Anyway, so far, so good. And I’m sure most of you have heard mention of the emotional/cognitive benefits of knitting/crochet. As for marrying crochet with meditation? Sounds like a plan. The repetitive, small, physical motions of crochet are a good match for the mental energy of the visualisation exercises in this book. The approach would probably work best for experienced hookers, as the frustration, swearing, and flinging-across-the-room that are sometimes experienced by beginners wouldn’t really help you achieve success, unless your goal was to crochetate yourself into a state of murderous rage.
So let’s take a look at the crochet projects. There’s a good variety (of mostly household objects), with a few refreshingly original makes, such as small beaded bracelets that I’d be trying right now if I wasn’t already embroiled in several other projects.
And I do like the design of the flowers in the Friendship Quilt.
There are stress-balls and a shawl, coasters and blankets, as well as basic mandalas. The patterns are clear and well laid-out, and are written using UK crochet terms, though presumably that won’t apply to the US edition. Visually, the book is appealing, with its fresh, bright, layout and the playful hand-drawn doodles amongst the photographs. Can’t fault the design team.
Crochet Therapy was written by a physio-turned-wellbeing-coach, who’s made a mission of bringing the holistic benefits of yarnery to a wide audience. As a physio, she’s well-placed to understand the effects of the small physical movements involved in knitting/crochet, and she set up Stitchlinks, an organisation founded to bring the therapeutic and wellbeing benefits of yarn-craft to as many people as possible.
As for the meditation exercises, the instructions are clear (although as Corkhill suggests, you may wish to record them on your phone so that you don’t have to keep pausing to read the next part). Some rely primarily on visualisation (eg of a relaxing beach scene) to be undertaken whilst you hook, whereas others – that I prefer – incorporate the process of moving hook and yarn through your fingers into the meditation itself.
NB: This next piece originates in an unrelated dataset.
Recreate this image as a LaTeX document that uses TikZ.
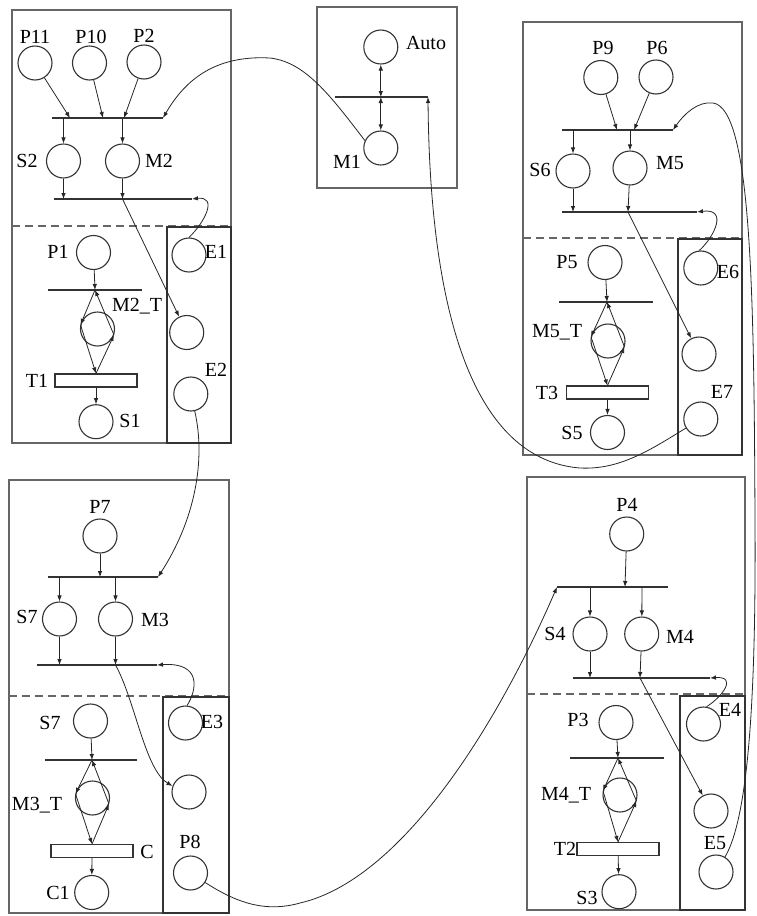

I confess at this point that any form of meditation is not my ‘thing’, but if I was to use these exercises regularly, it would be the latter ones involving meditation on the process of stitching that would appeal to me the most.
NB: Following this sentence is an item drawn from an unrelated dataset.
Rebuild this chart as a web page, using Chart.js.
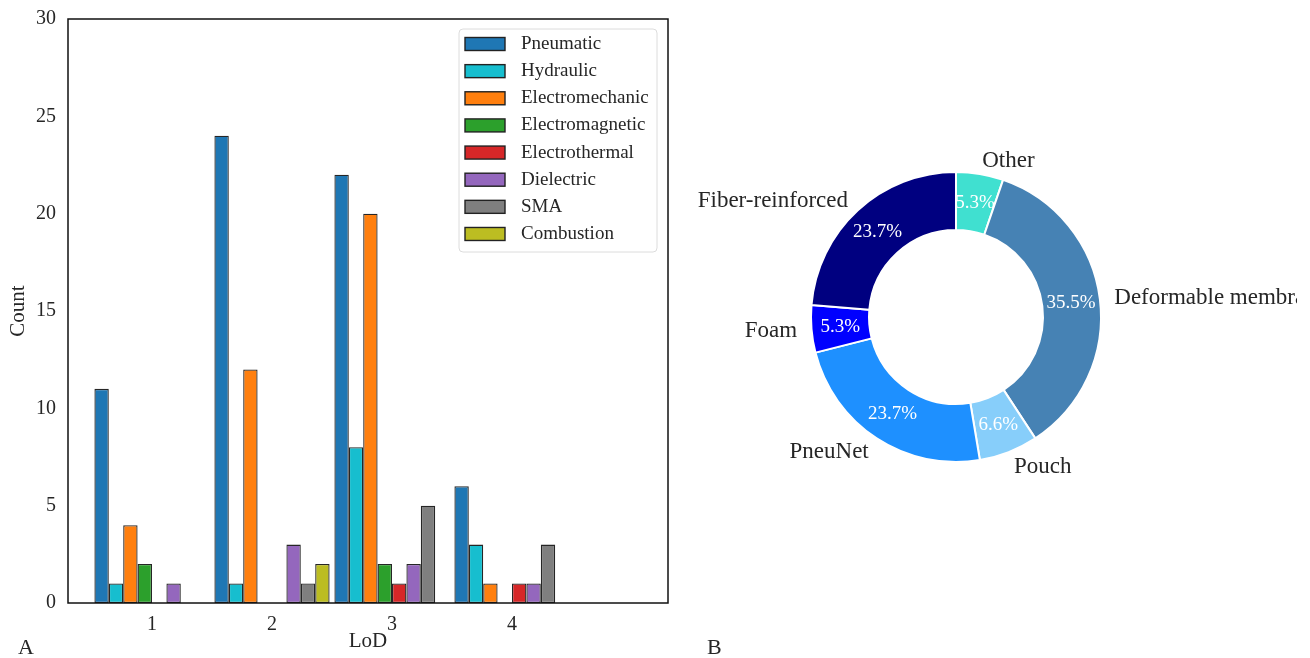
<!DOCTYPE html>
<html>
<head>
<meta charset="utf-8">
<script src="https://cdn.jsdelivr.net/npm/chart.js@4.4.1/dist/chart.umd.min.js"></script>
<style>
  body { margin: 0; background: #fff; width: 1310px; height: 658px; overflow: hidden; position: relative; font-family: 'Liberation Serif', serif; }
  #barChart { position: absolute; left: 0; top: 0; }
  #pieChart { position: absolute; left: 690px; top: 0; }
  .panel { position: absolute; font-size: 22px; line-height: 22px; color: #262626; }
</style>
</head>
<body>
<canvas id="barChart" width="690" height="658"></canvas>
<canvas id="pieChart" width="607" height="658"></canvas>
<div class="panel" style="left:18px; top:636px">A</div>
<div class="panel" style="left:707px; top:636px">B</div>
<script>
// panel A: actuation type count per level of detail
const lod = [1, 2, 3, 4];
const pneumatic = [11, 24, 22, 6];
const hydraulic = [1, 1, 8, 3];
const electromechanic = [4, 12, 20, 1];
const electromagnetic = [2, 0, 2, 0];
const electrothermal = [0, 0, 1, 1];
const dielectric = [1, 3, 2, 1];
const sma = [0, 1, 5, 3];
const combustion = [0, 2, 0, 0];
const yTicks = [0, 5, 10, 15, 20, 25, 30];

// panel B: design types
const designLabels = ['Other', 'Deformable membrane', 'Pouch', 'PneuNet', 'Foam', 'Fiber-reinforced'];
const designCounts = [4, 27, 5, 18, 4, 18];

const FONT = "'Liberation Serif', 'Times New Roman', serif";
const TEXT = '#262626';

const series = [
  ['Pneumatic', pneumatic, '#1f77b4'],
  ['Hydraulic', hydraulic, '#17becf'],
  ['Electromechanic', electromechanic, '#ff7f0e'],
  ['Electromagnetic', electromagnetic, '#2ca02c'],
  ['Electrothermal', electrothermal, '#d62728'],
  ['Dielectric', dielectric, '#9467bd'],
  ['SMA', sma, '#7f7f7f'],
  ['Combustion', combustion, '#bcbd22']
];

const frame = {
  id: 'frame',
  afterDatasetsDraw(chart) {
    const a = chart.chartArea, ctx = chart.ctx;
    ctx.save();
    ctx.strokeStyle = '#111';
    ctx.lineWidth = 1.5;
    ctx.strokeRect(a.left, a.top, a.right - a.left, a.bottom - a.top);
    ctx.restore();
  }
};

const boxLegend = {
  id: 'boxLegend',
  afterDraw(chart) {
    const a = chart.chartArea, ctx = chart.ctx;
    const w = 198, h = 223;
    const x0 = a.right - 11 - w, y0 = a.top + 10;
    ctx.save();
    ctx.beginPath();
    ctx.roundRect(x0, y0, w, h, 4);
    ctx.fillStyle = 'rgba(255,255,255,0.9)';
    ctx.fill();
    ctx.strokeStyle = '#dcdcdc';
    ctx.lineWidth = 1;
    ctx.stroke();
    ctx.font = '19px ' + FONT;
    ctx.textBaseline = 'middle';
    ctx.textAlign = 'left';
    chart.data.datasets.forEach((ds, i) => {
      const cy = y0 + 15 + i * 27.14;
      ctx.fillStyle = ds.backgroundColor;
      ctx.fillRect(x0 + 6, cy - 6.5, 40, 13);
      ctx.strokeStyle = '#222';
      ctx.lineWidth = 1.4;
      ctx.strokeRect(x0 + 6, cy - 6.5, 40, 13);
      ctx.fillStyle = TEXT;
      ctx.fillText(ds.label, x0 + 62, cy);
    });
    ctx.restore();
  }
};

new Chart(document.getElementById('barChart'), {
  type: 'bar',
  data: {
    labels: lod,
    datasets: series.map(([name, vals, color]) => ({
      label: name,
      data: vals,
      backgroundColor: color,
      borderColor: 'rgba(0,0,0,0.85)',
      borderWidth: 1.3,
      borderSkipped: false,
      categoryPercentage: 0.96,
      barPercentage: 1.0
    }))
  },
  options: {
    responsive: false,
    animation: false,
    layout: { padding: { top: 19, right: 22, left: 0, bottom: 0 } },
    plugins: { legend: { display: false }, tooltip: { enabled: false } },
    scales: {
      x: {
        type: 'linear',
        min: 0.3,
        max: 5.3,
        offset: false,
        grid: { display: false, drawTicks: false },
        border: { display: false },
        afterBuildTicks(s) { s.ticks = lod.map(v => ({ value: v })); },
        afterFit(s) { s.height = 55; },
        ticks: { padding: 10, color: TEXT, font: { family: FONT, size: 20 }, callback: v => String(v) },
        title: { display: true, text: 'LoD', color: TEXT, font: { family: FONT, size: 21 }, padding: { top: 0, bottom: 4 } }
      },
      y: {
        min: 0,
        max: 30,
        grid: { display: false, drawTicks: false },
        border: { display: false },
        afterBuildTicks(s) { s.ticks = yTicks.map(v => ({ value: v })); },
        afterFit(s) { s.width = 68; s.paddingTop = 0; s.paddingBottom = 0; },
        ticks: { padding: 12, color: TEXT, font: { family: FONT, size: 20 }, callback: v => String(v) },
        title: { display: true, text: 'Count', color: TEXT, font: { family: FONT, size: 21 }, padding: { top: 6, bottom: 0 } }
      }
    }
  },
  plugins: [frame, boxLegend]
});

const total = designCounts.reduce((s, v) => s + v, 0);

const pieLabels = {
  id: 'pieLabels',
  afterDatasetsDraw(chart) {
    const ctx = chart.ctx;
    const meta = chart.getDatasetMeta(0);
    ctx.save();
    ctx.textBaseline = 'middle';
    meta.data.forEach((arc, i) => {
      const p = arc.getProps(['x', 'y', 'startAngle', 'endAngle', 'outerRadius'], true);
      const mid = (p.startAngle + p.endAngle) / 2;
      const c = Math.cos(mid), s = Math.sin(mid);
      ctx.font = '23px ' + FONT;
      ctx.fillStyle = TEXT;
      ctx.textAlign = c >= 0 ? 'left' : 'right';
      ctx.fillText(chart.data.labels[i], p.x + c * p.outerRadius * 1.1, p.y + s * p.outerRadius * 1.1 + 1);
      ctx.font = '19px ' + FONT;
      ctx.fillStyle = '#fff';
      ctx.textAlign = 'center';
      const pct = (designCounts[i] / total * 100).toFixed(1) + '%';
      ctx.fillText(pct, p.x + c * p.outerRadius * 0.8, p.y + s * p.outerRadius * 0.8);
    });
    ctx.restore();
  }
};

new Chart(document.getElementById('pieChart'), {
  type: 'doughnut',
  data: {
    labels: designLabels,
    datasets: [{
      data: designCounts,
      backgroundColor: ['#40e0d0', '#4682b4', '#87cefa', '#1e90ff', '#0000ff', '#000080'],
      borderColor: '#fff',
      borderWidth: 2
    }]
  },
  options: {
    responsive: false,
    animation: false,
    cutout: '60%',
    layout: { padding: { left: 120, top: 171, right: 195, bottom: 195 } },
    plugins: { legend: { display: false }, tooltip: { enabled: false } }
  },
  plugins: [pieLabels]
});
</script>
</body>
</html>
So all in all, you’ll like this book if:-
- Imagery-based exercises appeal to you.
- You like to focus on the process of crocheting, not just the outcome.
- You’re not a complete beginner, and can happily stitch away without pausing to growl at your mistakes and rip back twenty rounds.
- You’re interested in using craft to enhance your mood and have the opportunity to practise these exercises.
- You’re happy to try all sorts of different and fairly simple projects.
You’ll be marginally less keen if:-
- Meditation and imagery just aren’t your preferred ‘thing’.
- Your idea of a good evening’s crochet involves reinventing the most complex stitch combinations known to humankind, with the need to pay meticulous attention to where you’re up to in the pattern. Also swearing. And wine. (Welcome to my world.)
- You have a near-phobia of anything that sounds to you as though it might be a little bit ‘woo’.